Compared to other antioxidants, astaxanthin works more effectively. So its antioxidative effectiveness is much stronger than, for example, vitamin E, coenzyme Q10 or vitamin C. This is due to the special molecular structure.
The long-chain molecule has polar end groups with which it can be taken up by cells. The oxygen groups give it its antioxidant effect. Due to its lipophilic properties, it is often esterified and is therefore protected from early oxidation. This is why astaxanthin should always be taken in conjunction with fats, as this increases bioavailability. However, astaxanthin can also bind to proteins, as can be seen from the shell of crustaceans.

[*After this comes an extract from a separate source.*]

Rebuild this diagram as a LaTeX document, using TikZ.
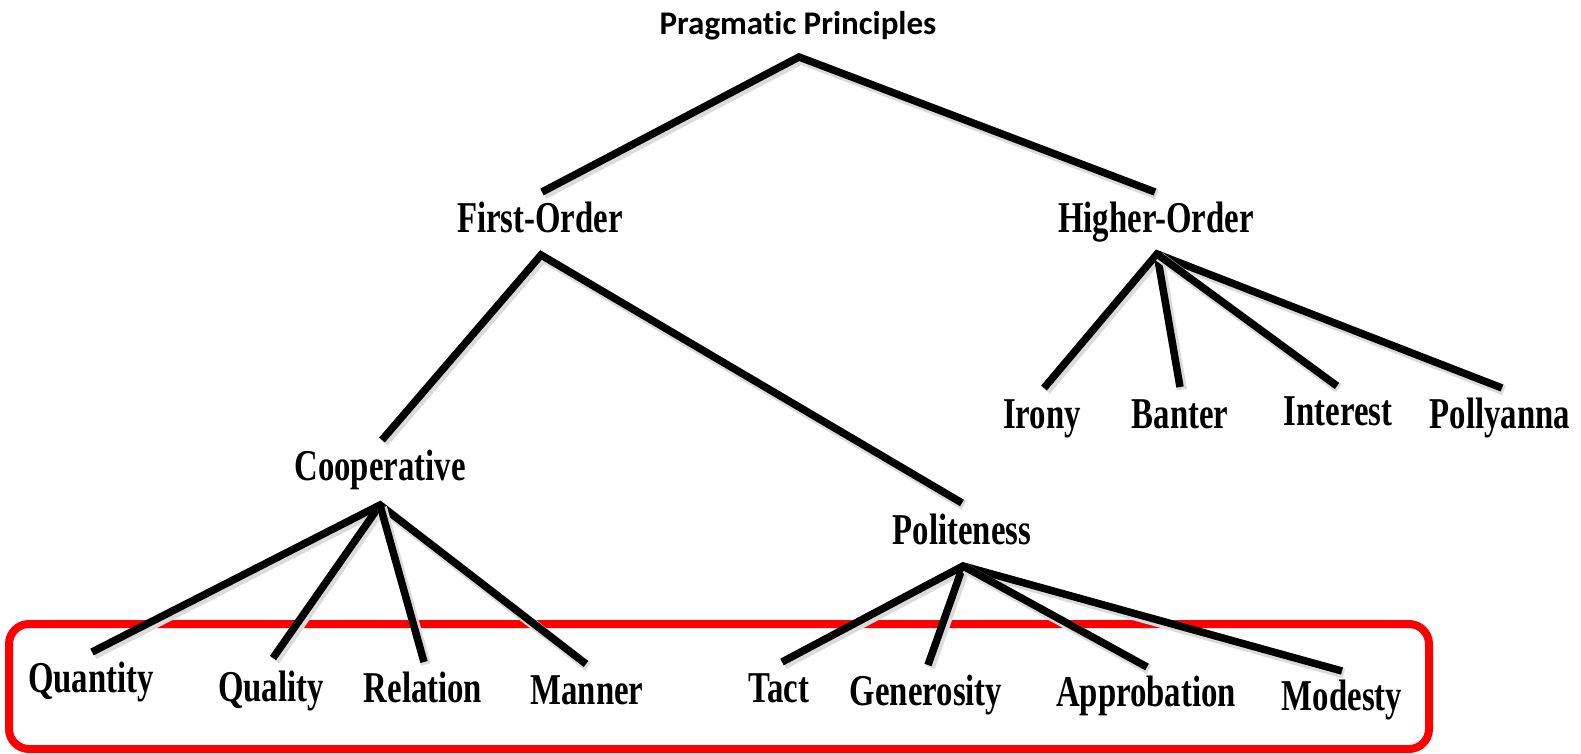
\documentclass[tikz,border=0pt]{standalone}
\usepackage{fontspec}
\newfontfamily\headfont[Ligatures=CommonOff]{Carlito}
\newfontfamily\leaffont[FakeStretch=0.745]{Liberation Serif}
\begin{document}
\begin{tikzpicture}[x=1pt,y=-1pt,
  lbl/.style={font=\leaffont\bfseries\fontsize{44}{50}\selectfont, inner sep=0pt, anchor=base},
  headlbl/.style={font=\headfont\bfseries\fontsize{33}{38}\selectfont, inner sep=0pt, anchor=base},
  branch/.style={line width=7.5pt, line join=miter, line cap=butt,
    preaction={draw=black!14, line width=10pt,
      transform canvas={xshift=2pt,yshift=-2.5pt}}},
  frame/.style={draw=red, line width=8pt, rounded corners=20pt}]
\useasboundingbox (0,0) rectangle (1581,754);

% highlight frame round the leaf maxims
\draw[frame] (9,624) rectangle (1429,749);

% labels
\node[headlbl] (prag) at (798,35) {Pragmatic Principles};
\node[lbl] (first) at (540,232) {First-Order};
\node[lbl] (higher) at (1156,233) {Higher-Order};
\node[lbl] (coop) at (380,480) {Cooperative};
\node[lbl] (polite) at (962,544) {Politeness};
\node[lbl] (irony) at (1042,428) {Irony};
\node[lbl] (banter) at (1180,428) {Banter};
\node[lbl] (interest) at (1338,425) {Interest};
\node[lbl] (pollyanna) at (1500,428) {Pollyanna};
\node[lbl] (quantity) at (91,692) {Quantity};
\node[lbl] (quality) at (271,701) {Quality};
\node[lbl] (relation) at (423,702) {Relation};
\node[lbl] (manner) at (587,704) {Manner};
\node[lbl] (tact) at (779,702) {Tact};
\node[lbl] (generosity) at (926,705) {Generosity};
\node[lbl] (approbation) at (1146,706) {Approbation};
\node[lbl] (modesty) at (1342,710) {Modesty};

% branch points and line ends
\coordinate (prag-out) at (799,57);
\coordinate (first-in) at (542,192);
\coordinate (higher-in) at (1155,192);
\coordinate (first-out) at (541,255);
\coordinate (coop-in) at (382,440);
\coordinate (polite-in) at (962,503);
\coordinate (higher-out) at (1157,254);
\coordinate (irony-in) at (1044,388);
\coordinate (banter-in) at (1180,387);
\coordinate (interest-in) at (1337,386);
\coordinate (pollyanna-in) at (1502,388);
\coordinate (coop-out) at (380,505);
\coordinate (quantity-in) at (92,652);
\coordinate (quality-in) at (273,658);
\coordinate (relation-in) at (424,662);
\coordinate (manner-in) at (586,664);
\coordinate (polite-out) at (963,566);
\coordinate (tact-in) at (782,662);
\coordinate (generosity-in) at (928,665);
\coordinate (approbation-in) at (1147,667);
\coordinate (modesty-in) at (1342,671);

% tree branches
\draw[branch] (first-in) -- (prag-out) -- (higher-in);
\draw[branch] (coop-in) -- (first-out) -- (polite-in);

\draw[branch] (irony-in) -- (higher-out) -- (pollyanna-in);
\draw[branch] (higher-out) -- (banter-in);
\draw[branch] (higher-out) -- (interest-in);

\draw[branch] (quantity-in) -- (coop-out) -- (manner-in);
\draw[branch] (coop-out) -- (quality-in);
\draw[branch] (coop-out) -- (relation-in);

\draw[branch] (tact-in) -- (polite-out) -- (modesty-in);
\draw[branch] (polite-out) -- (generosity-in);
\draw[branch] (polite-out) -- (approbation-in);
\end{tikzpicture}
\end{document}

Astaxanthin protects the skin from UV damage, supports eyesight and aids in muscle regeneration after intensive strength training. Astaxanthin scores even more than other antioxidants. Some antioxidant substances have a pro-oxidative effect. This means that after free radicals are neutralized, they themselves exist as a reactive molecule and cause damage. This pro-oxidative effect has not yet been demonstrated in astaxanthin. It is also a lipophilic molecule. This means that it is fat-soluble and can be stored well in our skin cells. Because of its unique structure, it can act on both sides of the cell membrane, i.e. outside and inside the cell. In comparison, vitamin C can only act on the outside of the cell membrane (extracellular area), since it is not fat-soluble.